Em um artigo publicado nesta terça-feira pelo jornal médico americano Jama Internal Medicine, especialistas do Centro Chinês para Controle e Prevenção de Doenças descrevem como entrevistaram e examinaram passageiros que foram transportados em dois ônibus para um evento budista na cidade de Ningbo no dia 19 de janeiro, em viagem de 50 minutos (retorno nos mesmos dois ônibus). Ninguém usava máscara.
Um homem na faixa dos sessenta anos, sem sintomas, foi possivelmente o caso índice, tendo anteriormente tido contato com pessoas em Wuhan, a cidade onde a epidemia começou.
Ele estava sentado à direita entre dois passageiros no ônibus número 1. Outros 23 passageiros deste ônibus foram infectados, de um total de 68 pessoas. Nenhuma infecção, contudo, foi encontrada no ônibus número um, que era idêntico.
Os pesquisadores descobriram que o círculo de contágio era muito maior do que as poucas fileiras ao redor do homem, com pessoas tendo sido infectadas na frente e atrás do ônibus. Se o vírus fosse transmitido apenas por gotículas grandes, o círculo teria sido menor uma vez que geralmente caem dentro de um perímetro de um ou dois metros.

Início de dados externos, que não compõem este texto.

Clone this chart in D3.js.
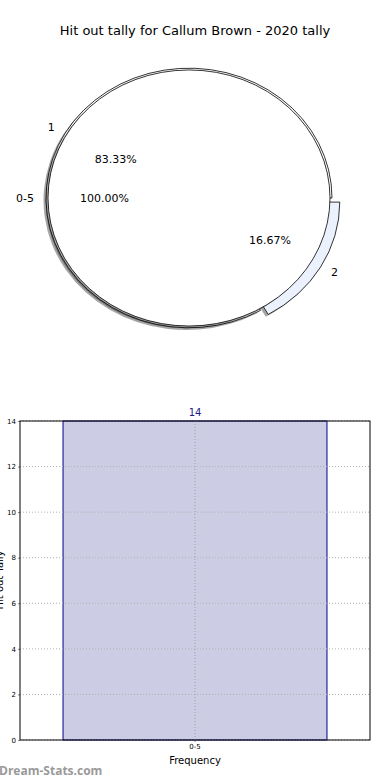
<!DOCTYPE html>
<meta charset="utf-8">
<style>

body {
  margin: 0;
  background: #fff;
}

svg text {
  font-family: "DejaVu Sans", sans-serif;
}

</style>
<body>
<script src="https://d3js.org/d3.v7.min.js"></script>
<script>

var width = 390,
    height = 780;

// inner ring: bucket, outer ring: tally values
var innerLabels = ["0-5"],
    innerValues = [6];

var outerLabels = ["1", "2"],
    outerValues = [5, 1];

var barCategories = ["0-5"],
    barValues = [14];

var yTicks = [0, 2, 4, 6, 8, 10, 12, 14];

var svg = d3.select("body").append("svg")
    .attr("width", width)
    .attr("height", height);

svg.append("text")
    .attr("x", 195)
    .attr("y", 35)
    .attr("text-anchor", "middle")
    .style("font-size", "13px")
    .text("Hit out tally for Callum Brown - 2020 tally");

// ---- pie (matplotlib style: starts at 3 o'clock, goes counterclockwise) ----

var cx = 189, cy = 198,
    r = 141, rOut = 143,
    sy = 128 / 141;

function mplPie(values) {
  var total = d3.sum(values), acc = 0;
  return values.map(function(v, i) {
    var t1 = acc / total * 2 * Math.PI;
    acc += v;
    var t2 = acc / total * 2 * Math.PI;
    return {index: i, value: v, frac: v / total,
            startAngle: Math.PI / 2 - t2, endAngle: Math.PI / 2 - t1,
            mid: (t1 + t2) / 2};
  });
}

var arcInner = d3.arc().innerRadius(0).outerRadius(r),
    arcOuter = d3.arc().innerRadius(0).outerRadius(rOut);

var pie = svg.append("g")
    .attr("transform", "translate(" + cx + "," + cy + ") scale(1," + sy + ")");

var outerData = mplPie(outerValues),
    innerData = mplPie(innerValues);

var explode = [0, 9];
var outerColors = ["#ffffff", "#ecf2fd"];

function offset(d, e) {
  return [e * Math.cos(d.mid), -e * Math.sin(d.mid)];
}

// shadows
pie.selectAll(".oshadow")
  .data(outerData)
  .enter().append("path")
    .attr("d", arcOuter)
    .attr("transform", function(d) {
      var o = offset(d, explode[d.index]);
      return "translate(" + (o[0] - 2.5) + "," + (o[1] + 2.5) + ")";
    })
    .attr("fill", "#000")
    .attr("fill-opacity", 0.35);

pie.selectAll(".outer")
  .data(outerData)
  .enter().append("path")
    .attr("d", arcOuter)
    .attr("transform", function(d) {
      var o = offset(d, explode[d.index]);
      return "translate(" + o[0] + "," + o[1] + ")";
    })
    .attr("fill", function(d) { return outerColors[d.index]; })
    .attr("stroke", "#000")
    .attr("stroke-width", 0.8)
    .attr("vector-effect", "non-scaling-stroke");

pie.selectAll(".ishadow")
  .data(innerData)
  .enter().append("path")
    .attr("d", arcInner)
    .attr("transform", "translate(-2.5,2.5)")
    .attr("fill", "#000")
    .attr("fill-opacity", 0.35);

pie.selectAll(".inner")
  .data(innerData)
  .enter().append("path")
    .attr("d", arcInner)
    .attr("fill", "#fff")
    .attr("stroke", "#000")
    .attr("stroke-width", 0.8)
    .attr("vector-effect", "non-scaling-stroke");

function labelAt(d, dist, e, txt, anchor) {
  var x = cx + (dist + e) * Math.cos(d.mid),
      y = cy - (dist + e) * Math.sin(d.mid) * sy;
  svg.append("text")
      .attr("x", x)
      .attr("y", y)
      .attr("dy", "0.35em")
      .attr("text-anchor", anchor)
      .style("font-size", "11px")
      .text(txt);
}

function side(d) { return Math.cos(d.mid) < 0 ? "end" : "start"; }

innerData.forEach(function(d, i) {
  labelAt(d, 1.1 * r, 0, innerLabels[i], side(d));
  labelAt(d, 0.6 * r, 0, (d.frac * 100).toFixed(2) + "%", "middle");
});

outerData.forEach(function(d, i) {
  labelAt(d, 1.1 * r, explode[i], outerLabels[i], side(d));
  labelAt(d, 0.6 * r, explode[i], (d.frac * 100).toFixed(2) + "%", "middle");
});

// ---- bar chart ----

var plotLeft = 20, plotRight = 370, plotTop = 421, plotBottom = 740;

var x = d3.scaleBand()
    .domain(barCategories)
    .range([plotLeft, plotRight])
    .paddingInner(0)
    .paddingOuter(0.163);

var y = d3.scaleLinear()
    .domain([0, 14])
    .range([plotBottom, plotTop]);

var grid = svg.append("g");

grid.selectAll(".hg")
  .data(yTicks)
  .enter().append("line")
    .attr("x1", plotLeft).attr("x2", plotRight)
    .attr("y1", function(d) { return y(d); })
    .attr("y2", function(d) { return y(d); })
    .attr("stroke", "#b0b0b0")
    .attr("stroke-dasharray", "1,2");

svg.selectAll(".bar")
  .data(barValues)
  .enter().append("rect")
    .attr("x", function(d, i) { return x(barCategories[i]); })
    .attr("y", function(d) { return y(d); })
    .attr("width", x.bandwidth())
    .attr("height", function(d) { return plotBottom - y(d); })
    .attr("fill", "#ccccE5")
    .attr("stroke", "#00008b")
    .attr("stroke-width", 1);

// gridlines show through the bar
grid.raise();

svg.selectAll(".vg")
  .data(barCategories)
  .enter().append("line")
    .attr("x1", function(d) { return x(d) + x.bandwidth() / 2; })
    .attr("x2", function(d) { return x(d) + x.bandwidth() / 2; })
    .attr("y1", plotTop).attr("y2", plotBottom)
    .attr("stroke", "#a0a0a0")
    .attr("stroke-dasharray", "1,2");

svg.selectAll(".val")
  .data(barValues)
  .enter().append("text")
    .attr("x", function(d, i) { return x(barCategories[i]) + x.bandwidth() / 2; })
    .attr("y", function(d) { return y(d) - 5; })
    .attr("text-anchor", "middle")
    .attr("fill", "#1c1c8c")
    .style("font-size", "10px")
    .text(function(d) { return d; });

var yAxis = svg.append("g")
    .attr("transform", "translate(" + plotLeft + ",0)")
    .call(d3.axisLeft(y).tickValues(yTicks).tickSize(2).tickPadding(2));

var xAxis = svg.append("g")
    .attr("transform", "translate(0," + plotBottom + ")")
    .call(d3.axisBottom(x).tickSize(2).tickPadding(2));

[yAxis, xAxis].forEach(function(a) {
  a.select(".domain").remove();
  a.selectAll("text").style("font-size", "7px").attr("fill", "#000");
  a.selectAll("line").attr("stroke", "#888");
});

svg.append("rect")
    .attr("x", plotLeft).attr("y", plotTop)
    .attr("width", plotRight - plotLeft).attr("height", plotBottom - plotTop)
    .attr("fill", "none")
    .attr("stroke", "#000")
    .attr("stroke-width", 1);

svg.append("text")
    .attr("x", 195)
    .attr("y", 764)
    .attr("text-anchor", "middle")
    .style("font-size", "10px")
    .text("Frequency");

svg.append("text")
    .attr("transform", "translate(3,580) rotate(-90)")
    .attr("text-anchor", "middle")
    .style("font-size", "10px")
    .text("Hit out Tally");

svg.append("text")
    .attr("x", -1)
    .attr("y", 775)
    .attr("fill", "#9a9a9a")
    .style("font-size", "12px")
    .style("font-weight", "bold")
    .style("font-family", "'Open Sans', sans-serif")
    .text("Dream-Stats.com");

</script>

Além disso, o paciente índice não apresentava sintomas no momento da viagem, portanto, não estava tossindo.
O sistema de ar condicionado do ônibus recirculou o ar dentro do veículo e não o renovou, possivelmente ajudando a espalhar o vírus pelo ônibus, concluem os autores.
"Esta pesquisa sugere que, em ambientes fechados onde o ar é recirculado, o SARS-CoV-2 é um patógeno altamente transmissível", afirmaram.
O estudo, meticuloso e que inclui um mapa do ônibus com o local que cada infectado ocupou, junta-se a outros que vão no mesmo sentido, nomeadamente o que se refere ao caso de múltiplas infecções entre mesas de um restaurante de Cantão, que mais uma vez sem dúvida permitiu um sistema de ventilação que não renova o ar internamente.